The author then went through all the important features and topics associated with this net. Starting from ReLU, which compared to the traditional activation function, is non-saturating, and thus could speed up the training speed several times due to not confine the gradient in a range. Following is about local response normalization, observed in and inspired by  the real neuron, is to take values of neighbors of a certain kernel into consideration and refine its value, which aids generalization and lowers the error rate by 1%. The next one is about overlapped pooling, which instead of applying kernel non-overlappingly, the authors moved the kernel by a step s, which is smaller than the kernel size, say z, which is proved to be less prone to overfitting.

And then, the author presented with the overall structure with five convolution layers followed by three fully connected layer with the last one equipped with a softmax layer to transform dimensionality from 4096 to 1000, the number of categories. The author also gave advices on how to further prevent overfitting by using data augmentation (producing more training data by cropping and flipping a given image) and dropout (randomly setting the value of a neuron to zero with a given probability, which is quite like ensembling several models). 

Finally the author presented the experiment results on ILSVRC 2010, and 2012, which is shown to significantly lower the error rate. 

Contributions
  1. Trained the largest NN then and applied it on image classification
  2. Proposed several methods to deal with the highly possible overfitting problems 
  3. The network contains several new features, which hugely accelerate the training process


2015年5月12日 星期二

Story-Driven Summarization for Egocentric Video 
Zheng Lu and Kristen Grauman 

Abstract

As cameras and media storage continues to grow, the author stated, the usage will become more and more ubiquitous.
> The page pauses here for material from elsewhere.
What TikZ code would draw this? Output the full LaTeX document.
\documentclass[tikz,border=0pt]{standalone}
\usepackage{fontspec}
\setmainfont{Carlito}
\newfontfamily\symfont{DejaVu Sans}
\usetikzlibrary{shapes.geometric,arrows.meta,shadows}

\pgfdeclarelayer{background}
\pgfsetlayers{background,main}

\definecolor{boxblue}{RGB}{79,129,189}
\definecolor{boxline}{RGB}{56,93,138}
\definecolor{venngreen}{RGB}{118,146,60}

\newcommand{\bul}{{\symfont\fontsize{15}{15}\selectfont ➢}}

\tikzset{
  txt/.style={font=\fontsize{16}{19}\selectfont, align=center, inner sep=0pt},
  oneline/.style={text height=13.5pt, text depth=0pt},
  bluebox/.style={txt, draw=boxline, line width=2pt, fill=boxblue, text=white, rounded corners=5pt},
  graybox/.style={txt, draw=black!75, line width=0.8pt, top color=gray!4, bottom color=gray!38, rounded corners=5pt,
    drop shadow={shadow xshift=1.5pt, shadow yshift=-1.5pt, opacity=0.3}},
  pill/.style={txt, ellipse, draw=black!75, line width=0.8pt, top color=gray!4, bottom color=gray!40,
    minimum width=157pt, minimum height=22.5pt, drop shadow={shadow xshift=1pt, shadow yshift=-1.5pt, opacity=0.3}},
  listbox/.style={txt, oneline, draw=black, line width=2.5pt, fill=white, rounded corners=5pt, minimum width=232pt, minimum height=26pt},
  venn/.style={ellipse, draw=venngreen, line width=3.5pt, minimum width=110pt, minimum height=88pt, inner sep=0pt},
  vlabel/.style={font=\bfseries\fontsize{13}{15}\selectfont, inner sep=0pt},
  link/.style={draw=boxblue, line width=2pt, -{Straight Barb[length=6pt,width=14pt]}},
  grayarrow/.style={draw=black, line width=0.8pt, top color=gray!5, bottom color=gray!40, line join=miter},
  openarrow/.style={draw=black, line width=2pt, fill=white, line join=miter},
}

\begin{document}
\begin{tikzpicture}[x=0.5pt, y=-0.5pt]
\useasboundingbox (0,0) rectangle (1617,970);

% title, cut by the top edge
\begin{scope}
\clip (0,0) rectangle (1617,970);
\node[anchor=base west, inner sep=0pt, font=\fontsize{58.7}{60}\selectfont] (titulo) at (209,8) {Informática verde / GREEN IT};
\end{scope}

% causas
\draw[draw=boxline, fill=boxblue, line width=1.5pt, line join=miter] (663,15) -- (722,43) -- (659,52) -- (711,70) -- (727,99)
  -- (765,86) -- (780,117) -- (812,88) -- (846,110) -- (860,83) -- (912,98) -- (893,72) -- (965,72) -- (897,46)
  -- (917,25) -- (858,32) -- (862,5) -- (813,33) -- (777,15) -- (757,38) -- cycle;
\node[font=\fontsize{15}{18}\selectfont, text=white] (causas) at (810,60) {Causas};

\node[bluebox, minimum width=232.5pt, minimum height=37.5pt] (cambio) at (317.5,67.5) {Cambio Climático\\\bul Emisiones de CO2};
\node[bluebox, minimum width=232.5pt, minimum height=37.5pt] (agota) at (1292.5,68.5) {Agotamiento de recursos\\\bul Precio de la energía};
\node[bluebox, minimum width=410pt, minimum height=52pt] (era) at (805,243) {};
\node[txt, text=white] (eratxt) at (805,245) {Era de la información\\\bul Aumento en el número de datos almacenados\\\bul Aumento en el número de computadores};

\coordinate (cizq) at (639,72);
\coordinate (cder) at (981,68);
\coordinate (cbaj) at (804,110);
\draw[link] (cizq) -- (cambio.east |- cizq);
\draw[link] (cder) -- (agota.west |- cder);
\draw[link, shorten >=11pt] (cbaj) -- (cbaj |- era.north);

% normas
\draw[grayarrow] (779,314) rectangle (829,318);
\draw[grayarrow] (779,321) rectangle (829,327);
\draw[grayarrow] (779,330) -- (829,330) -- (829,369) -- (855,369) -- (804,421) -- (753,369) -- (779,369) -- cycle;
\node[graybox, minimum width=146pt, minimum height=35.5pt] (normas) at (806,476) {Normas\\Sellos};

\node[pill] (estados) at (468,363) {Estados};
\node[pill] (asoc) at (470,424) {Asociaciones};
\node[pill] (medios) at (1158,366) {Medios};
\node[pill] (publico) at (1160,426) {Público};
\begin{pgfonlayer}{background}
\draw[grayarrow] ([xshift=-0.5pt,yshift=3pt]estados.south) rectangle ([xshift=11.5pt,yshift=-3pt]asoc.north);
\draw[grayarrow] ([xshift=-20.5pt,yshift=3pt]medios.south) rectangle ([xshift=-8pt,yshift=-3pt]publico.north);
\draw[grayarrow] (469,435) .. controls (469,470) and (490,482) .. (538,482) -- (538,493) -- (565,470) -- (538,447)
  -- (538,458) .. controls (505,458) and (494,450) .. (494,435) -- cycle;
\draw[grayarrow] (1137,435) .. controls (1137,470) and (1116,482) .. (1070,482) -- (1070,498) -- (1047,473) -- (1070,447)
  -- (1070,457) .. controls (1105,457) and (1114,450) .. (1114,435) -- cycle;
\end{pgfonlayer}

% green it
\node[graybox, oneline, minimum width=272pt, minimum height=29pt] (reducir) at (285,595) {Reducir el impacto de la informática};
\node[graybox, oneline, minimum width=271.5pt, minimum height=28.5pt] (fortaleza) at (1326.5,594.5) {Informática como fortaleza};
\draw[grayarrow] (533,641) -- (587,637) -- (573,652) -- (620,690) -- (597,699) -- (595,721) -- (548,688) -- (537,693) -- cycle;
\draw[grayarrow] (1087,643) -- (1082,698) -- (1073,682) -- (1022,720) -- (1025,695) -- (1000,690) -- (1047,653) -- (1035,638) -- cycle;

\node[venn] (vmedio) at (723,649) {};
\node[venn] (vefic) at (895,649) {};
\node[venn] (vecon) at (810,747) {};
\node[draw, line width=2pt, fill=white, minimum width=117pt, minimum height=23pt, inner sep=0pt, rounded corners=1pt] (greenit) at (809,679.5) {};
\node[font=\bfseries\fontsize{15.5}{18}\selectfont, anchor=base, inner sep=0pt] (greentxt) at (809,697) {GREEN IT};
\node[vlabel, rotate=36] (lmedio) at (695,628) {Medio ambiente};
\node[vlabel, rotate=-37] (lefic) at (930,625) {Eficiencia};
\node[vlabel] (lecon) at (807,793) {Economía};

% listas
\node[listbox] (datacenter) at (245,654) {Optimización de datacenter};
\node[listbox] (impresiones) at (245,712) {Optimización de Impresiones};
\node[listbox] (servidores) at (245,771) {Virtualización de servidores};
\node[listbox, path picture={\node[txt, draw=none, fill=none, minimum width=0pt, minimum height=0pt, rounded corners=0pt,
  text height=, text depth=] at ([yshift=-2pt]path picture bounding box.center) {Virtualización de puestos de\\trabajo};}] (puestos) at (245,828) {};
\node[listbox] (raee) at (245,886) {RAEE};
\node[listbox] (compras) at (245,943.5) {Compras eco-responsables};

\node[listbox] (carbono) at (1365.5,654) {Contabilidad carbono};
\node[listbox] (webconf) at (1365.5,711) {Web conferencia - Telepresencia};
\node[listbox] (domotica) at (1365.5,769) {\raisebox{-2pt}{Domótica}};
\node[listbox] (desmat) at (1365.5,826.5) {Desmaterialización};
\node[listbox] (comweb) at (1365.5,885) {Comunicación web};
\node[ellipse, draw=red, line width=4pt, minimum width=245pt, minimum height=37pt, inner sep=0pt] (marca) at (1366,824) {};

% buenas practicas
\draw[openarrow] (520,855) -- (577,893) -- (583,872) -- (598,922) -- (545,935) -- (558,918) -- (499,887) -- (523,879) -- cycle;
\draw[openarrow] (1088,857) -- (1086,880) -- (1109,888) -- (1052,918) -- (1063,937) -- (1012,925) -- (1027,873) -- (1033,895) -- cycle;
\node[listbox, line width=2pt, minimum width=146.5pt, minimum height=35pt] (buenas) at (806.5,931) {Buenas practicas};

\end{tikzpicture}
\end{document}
With these upwelling recorded videos whose length is ever increasing, it becomes impossible for human to view every single detail from start to end and hence techniques to analyze and summarize these videos become more significant than ever. 
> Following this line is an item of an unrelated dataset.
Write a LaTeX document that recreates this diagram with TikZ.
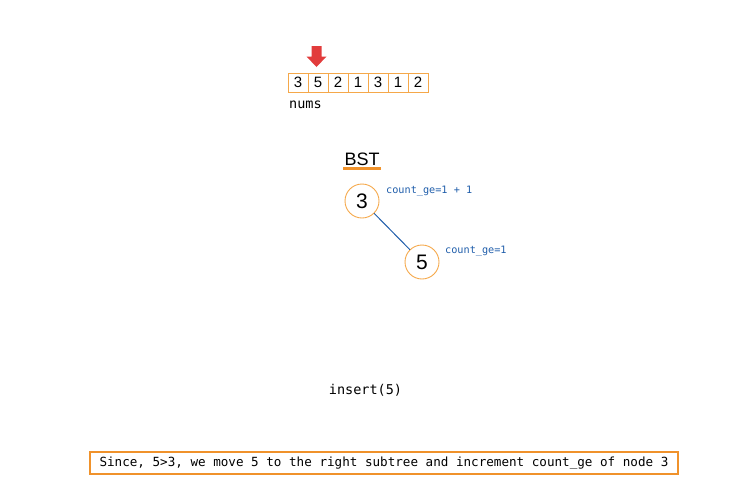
\documentclass[tikz,border=0pt]{standalone}
\usepackage{fontspec}
\setmainfont{Liberation Sans}
\setmonofont{DejaVu Sans Mono}
\usetikzlibrary{arrows.meta}
\begin{document}
\begin{tikzpicture}
[x=1pt,y=-1pt,line cap=round,
% Styles
cell/.style={draw=cellcolor,line width=1pt,minimum width=20pt,minimum height=19pt,inner sep=0pt,font=\fontsize{15}{15}\selectfont},
tree node/.style={circle,draw=cellcolor,line width=0.9pt,minimum size=34pt,inner sep=0pt,font=\fontsize{21}{21}\selectfont},
count text/.style={text=edgecolor,font=\ttfamily\fontsize{10.2}{10}\selectfont,anchor=west,inner sep=0pt},
mono text/.style={font=\ttfamily\fontsize{13.5}{14}\selectfont,inner sep=0pt}]
% Colors
\definecolor{cellcolor}{HTML}{F5A84A}
\definecolor{boxcolor}{HTML}{F0922B}
\definecolor{edgecolor}{HTML}{1F5DAA}
\definecolor{arrowcolor}{HTML}{E23C3C}
\useasboundingbox (0,0) rectangle (741,491);
% The array
\foreach \v [count=\i] in {3,5,2,1,3,1,2}
\node[cell] (c\i) at ({278+20*\i},82.5) {\v};
\node[mono text,anchor=west] (nums) at (289,105) {nums};
% The pointer
\coordinate (ptr) at (316.5,46);
\fill[arrowcolor] (ptr) ++(-5,0) -- ++(10,0) -- ++(0,10.5) -- ++(5,0) -- (316.5,67) -- (306.5,56.5) -- (311.5,56.5) -- cycle;
% The tree
\node[font=\fontsize{18}{18}\selectfont,inner sep=0pt] (bst) at (362,159) {BST};
\draw[boxcolor,line width=3pt,line cap=butt] (343,168) -- (381,168);
\node[tree node] (n3) at (362,201) {3};
\node[tree node] (n5) at (422,262) {5};
\draw[edgecolor,line width=1pt] (n3) -- (n5);
\node[count text] (g3) at (386,191) {count\_ge=1 + 1};
\node[count text] (g5) at (445,251) {count\_ge=1};
\node[mono text] (op) at (365.5,390) {insert(5)};
% The note
\node[draw=boxcolor,line width=1.5pt,minimum width=588pt,minimum height=22pt,inner sep=0pt,
font=\ttfamily\fontsize{12.6}{13}\selectfont] (note) at (384,463)
{Since, 5>3, we move 5 to the right subtree and increment count\_ge of node 3};
\end{tikzpicture}
\end{document}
This paper targets at summarizing eco-centric videos taken by wearable devices or as the authors stated, robots, producing a shortened clip given a long video without losing much information and context. Traditionally, papers handling this issue often focuses on selecting high-quality subshots, while putting little effort on inter-shot relationship and hence sometimes loses the context as how one shot transitions to the next and often includes too many redundant subshots. 

This paper hence focuses on "telling the story" out of the clip by selecting the best chain of subshots that maximizes a three-part objective function, consisting of story, importance and diversity. Of the three part, story is the essence of this paper -- through using relationship between objects to analyze the intimacy of subshots. Briefly, objects are first detected in subshots and a bipartite directed graph is constructed connecting subgraphs and objects with the weights denoting the probability the object given a certain scene or vice versa.  With the graph, random walk is initiated to get the closeness of a pair of subshots based on an intuitive assumption that if two subshots A and B are highly correlated, walks starting from A will be highly likely to end at B. 

With the story part and the other two, the best chain of subshots could be retrieved. And through experiments the author showed that subjects preferred their summarization to other three baselines in a blind test where each subject is given summarizations derived using different methods. 

Contributions
  1. Inspired by a previous work targeting at summarizing news using text, the authors successfully transform it and use the concept on video ego-centric summarization.
  2. Proposed a objective function that considers the preserved context of a video in a generated summarizing clip.
  3. Proposed a segmentation method tailored to ego-centric videos which deals with lack of sharp distinction often used to get subshots.